Due to our relentless efforts, the revolution is well under way. Honestly - a book will never change the approach of a whole activist scene. Nevertheless many groups in Germany have recently taken to communication guerilla type actions, for expl at the expo-protests in Hannover or at the "Spackparade" on N30 in Berlin (“Property gives Beauty, Beauty gives Wealth!... Order, Order, Order...”). Let's put it this way - we picked on the "communication guerilla" approach at a time when many activists were looking for ways to spice up their rather boring and frustrating practices of the late eighties and early nineties, when many groups were starting or willing to experiment with new-old forms, drawing on art, performance, theatre, parties... Quite a few groups used the book to discuss these possibilities or develop them further, or reformulate their ideas on politics more generally.

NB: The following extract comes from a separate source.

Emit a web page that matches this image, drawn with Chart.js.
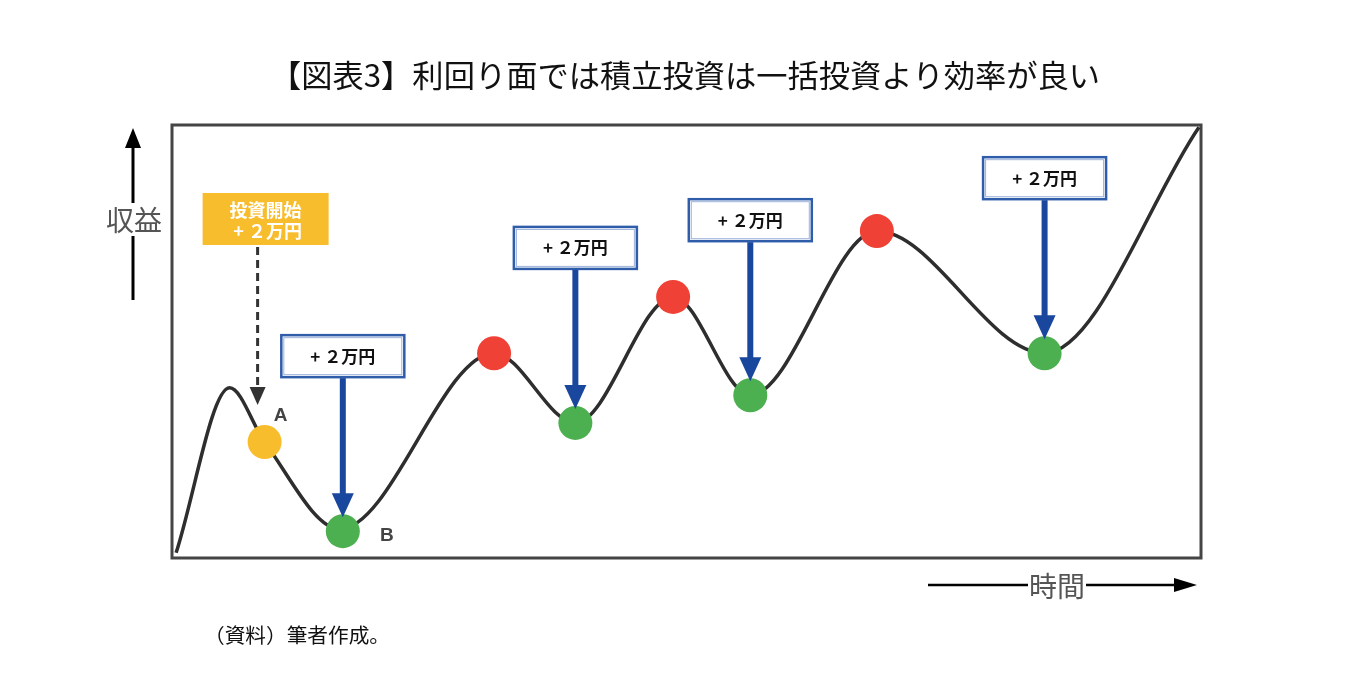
<!DOCTYPE html>
<html>
<head>
<meta charset="utf-8">
<script src="https://cdn.jsdelivr.net/npm/chart.js@4.4.1/dist/chart.umd.min.js"></script>
<style>
html,body{margin:0;padding:0;background:#fff;}
#wrap{width:1360px;height:697px;position:relative;}
</style>
</head>
<body>
<div id="wrap"><canvas id="c"></canvas></div>
<script>
// ---- data (schematic units 0..100 on both axes) ----
const titleText = '【図表3】利回り面では積立投資は一括投資より効率が良い';
const sourceText = '（資料）筆者作成。';
const yAxisLabel = '収益';
const xAxisLabel = '時間';
const startLabel = ['投資開始', '+ ２万円'];
const addLabel = '+ ２万円';

// price path
const curveX = [0.4, 5.6, 9.0, 16.3, 31.3, 39.2, 48.7, 56.2, 68.5, 84.8, 99.8];
const curveY = [1.2, 39.3, 26.8, 6.7, 47.3, 31.2, 60.3, 37.6, 75.5, 47.3, 99.5];

// start point A (lump sum)
const startX = [9.0];
const startY = [26.8];
// monthly additions (troughs, green)
const buyX = [16.6, 39.2, 56.2, 84.8];
const buyY = [6.2, 31.2, 37.6, 47.3];
// peaks (red)
const peakX = [31.3, 48.7, 68.5];
const peakY = [47.3, 60.3, 75.5];
// point labels
const pointLabels = ['A', 'B'];

const FONT = "'Noto Sans CJK JP','Noto Sans',sans-serif";

function toPts(xs, ys){ return xs.map((x,i)=>({x:x, y:ys[i]})); }

function arrowDown(ctx, x, y0, tip, shaftW, headW, headH, color, dash){
  ctx.save();
  ctx.strokeStyle = color; ctx.fillStyle = color;
  ctx.lineWidth = shaftW;
  if (dash) ctx.setLineDash(dash);
  ctx.beginPath(); ctx.moveTo(x, y0); ctx.lineTo(x, tip - headH + 1); ctx.stroke();
  ctx.setLineDash([]);
  ctx.beginPath();
  ctx.moveTo(x - headW/2, tip - headH);
  ctx.lineTo(x + headW/2, tip - headH);
  ctx.lineTo(x, tip);
  ctx.closePath(); ctx.fill();
  ctx.restore();
}

function fitText(ctx, text, cx, cy, targetW){
  const w = ctx.measureText(text).width;
  ctx.save();
  ctx.translate(cx, cy);
  ctx.scale(targetW / w, 1);
  ctx.textAlign = 'center';
  ctx.fillText(text, 0, 0);
  ctx.restore();
}

const decor = {
  id: 'decor',
  beforeDatasetsDraw(chart){
    const ctx = chart.ctx, a = chart.chartArea;
    ctx.save();
    ctx.strokeStyle = '#454545'; ctx.lineWidth = 3;
    ctx.strokeRect(a.left, a.top, a.right - a.left, a.bottom - a.top);
    ctx.restore();
  },
  afterDatasetsDraw(chart){
    const ctx = chart.ctx, a = chart.chartArea;
    const xs = chart.scales.x, ys = chart.scales.y;
    ctx.save();
    ctx.textBaseline = 'middle';
    // title
    ctx.fillStyle = '#111';
    ctx.font = '400 31px ' + FONT;
    fitText(ctx, titleText, 685, 75, 830);

    // source
    ctx.font = '400 20px ' + FONT;
    fitText(ctx, sourceText, 297, 635, 186);

    // y axis arrow
    const yx = a.left - 39;
    ctx.strokeStyle = '#000'; ctx.fillStyle = '#000'; ctx.lineWidth = 3;
    ctx.beginPath(); ctx.moveTo(yx, 300); ctx.lineTo(yx, 145); ctx.stroke();
    ctx.beginPath(); ctx.moveTo(yx - 8, 148); ctx.lineTo(yx + 8, 148); ctx.lineTo(yx, a.top + 3); ctx.closePath(); ctx.fill();
    ctx.font = '400 28px ' + FONT;
    const yw = ctx.measureText(yAxisLabel).width;
    ctx.fillStyle = '#fff'; ctx.fillRect(yx - yw/2 - 2, 203, yw + 4, 33);
    ctx.fillStyle = '#555'; ctx.textAlign = 'center';
    ctx.fillText(yAxisLabel, yx + 1, 220);

    // x axis arrow
    const xy = 585;
    ctx.strokeStyle = '#000'; ctx.fillStyle = '#000'; ctx.lineWidth = 2.5;
    ctx.beginPath(); ctx.moveTo(928, xy); ctx.lineTo(1180, xy); ctx.stroke();
    ctx.beginPath(); ctx.moveTo(1174, xy - 7); ctx.lineTo(1174, xy + 7); ctx.lineTo(a.right - 4, xy); ctx.closePath(); ctx.fill();
    ctx.font = '400 28px ' + FONT;
    const xw = ctx.measureText(xAxisLabel).width;
    ctx.fillStyle = '#fff'; ctx.fillRect(1057 - xw/2 - 1, xy - 15, xw + 2, 30);
    ctx.fillStyle = '#555';
    ctx.fillText(xAxisLabel, 1057, xy + 1);

    // start box and dashed arrow
    const ax = xs.getPixelForValue(startX[0]), ay = ys.getPixelForValue(startY[0]);
    const bx = ax - 62, by = 193, bw = 126, bh = 52;
    ctx.fillStyle = '#F8BD2C';
    ctx.fillRect(bx, by, bw, bh);
    ctx.fillStyle = '#fff';
    ctx.font = '700 18px ' + FONT;
    ctx.fillText(startLabel[0], bx + bw/2, by + 17);
    ctx.fillText(startLabel[1], bx + bw/2 + 2, by + 38);
    arrowDown(ctx, ax - 7, by + bh + 2, ay - 37, 3, 16, 18, '#333', [8, 5]);

    // addition boxes and arrows
    buyX.forEach((v, i) => {
      const px = xs.getPixelForValue(v), py = ys.getPixelForValue(buyY[i]);
      const tip = py - 14;
      const boxBottom = tip - 140;
      const w = 123, h = 42;
      const l = px - w/2, t = boxBottom - h;
      ctx.fillStyle = '#fff';
      ctx.fillRect(l, t, w, h);
      ctx.strokeStyle = '#2F5DAA'; ctx.lineWidth = 2.5;
      ctx.strokeRect(l, t, w, h);
      ctx.strokeStyle = '#9DB3DA'; ctx.lineWidth = 1;
      ctx.strokeRect(l + 2.5, t + 2.5, w - 5, h - 5);
      ctx.fillStyle = '#111';
      ctx.font = '700 17px ' + FONT;
      ctx.textAlign = 'center';
      ctx.fillText(addLabel, px, t + h/2);
      arrowDown(ctx, px, boxBottom + 1, tip, 6, 22, 24, '#1A479E');
    });

    // A / B labels
    ctx.fillStyle = '#444';
    ctx.font = "700 19px 'Liberation Sans', Arial, sans-serif";
    ctx.fillText(pointLabels[0], ax + 16, ay - 26);
    const b0x = xs.getPixelForValue(buyX[0]), b0y = ys.getPixelForValue(buyY[0]);
    ctx.fillText(pointLabels[1], b0x + 44, b0y + 5);
    ctx.restore();
  }
};

new Chart(document.getElementById('c'), {
  type: 'scatter',
  data: {
    datasets: [
      { data: toPts(startX, startY), pointRadius: 17, pointHoverRadius: 17, pointBackgroundColor: '#F8BD2C', pointBorderWidth: 0, showLine: false, clip: false },
      { data: toPts(buyX, buyY), pointRadius: 17, pointHoverRadius: 17, pointBackgroundColor: '#4CAF50', pointBorderWidth: 0, showLine: false, clip: false },
      { data: toPts(peakX, peakY), pointRadius: 17, pointHoverRadius: 17, pointBackgroundColor: '#EF4136', pointBorderWidth: 0, showLine: false, clip: false },
      { data: toPts(curveX, curveY), showLine: true, borderColor: '#2E2E2E', borderWidth: 3.5, pointRadius: 0, cubicInterpolationMode: 'monotone', fill: false, clip: false }
    ]
  },
  options: {
    responsive: true,
    maintainAspectRatio: false,
    animation: false,
    devicePixelRatio: 1,
    layout: { padding: { left: 172, top: 125, right: 159, bottom: 139 } },
    scales: {
      x: { type: 'linear', min: 0, max: 100, display: false },
      y: { type: 'linear', min: 0, max: 100, display: false }
    },
    plugins: { legend: { display: false }, tooltip: { enabled: false }, title: { display: false } },
    events: []
  },
  plugins: [decor]
});
</script>
</body>
</html>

Some of the discussions we had with distinguished activists during the last years were of course rather heavy - if you've spent 15 years organising marches and distributing leaflets, it isn't that obvious why you suddenly should dress up as a dinosaur, or on the contrary undress on your local market place in front of a police platoon or a bunch of right wing extremists performing archaic rituals. And it is even more difficult to grasp why stylish interventions into cultural grammar can have a deeply political meaning and sometimes create more impact than the straightforward ‚information plus demonstration‘ approach of traditional activism.

Wu Ming Yi interviews a.f.r.i.k.a./Blisset/Bruenzels for Italian edition. 2001. German version published in 3rd edition of handbook.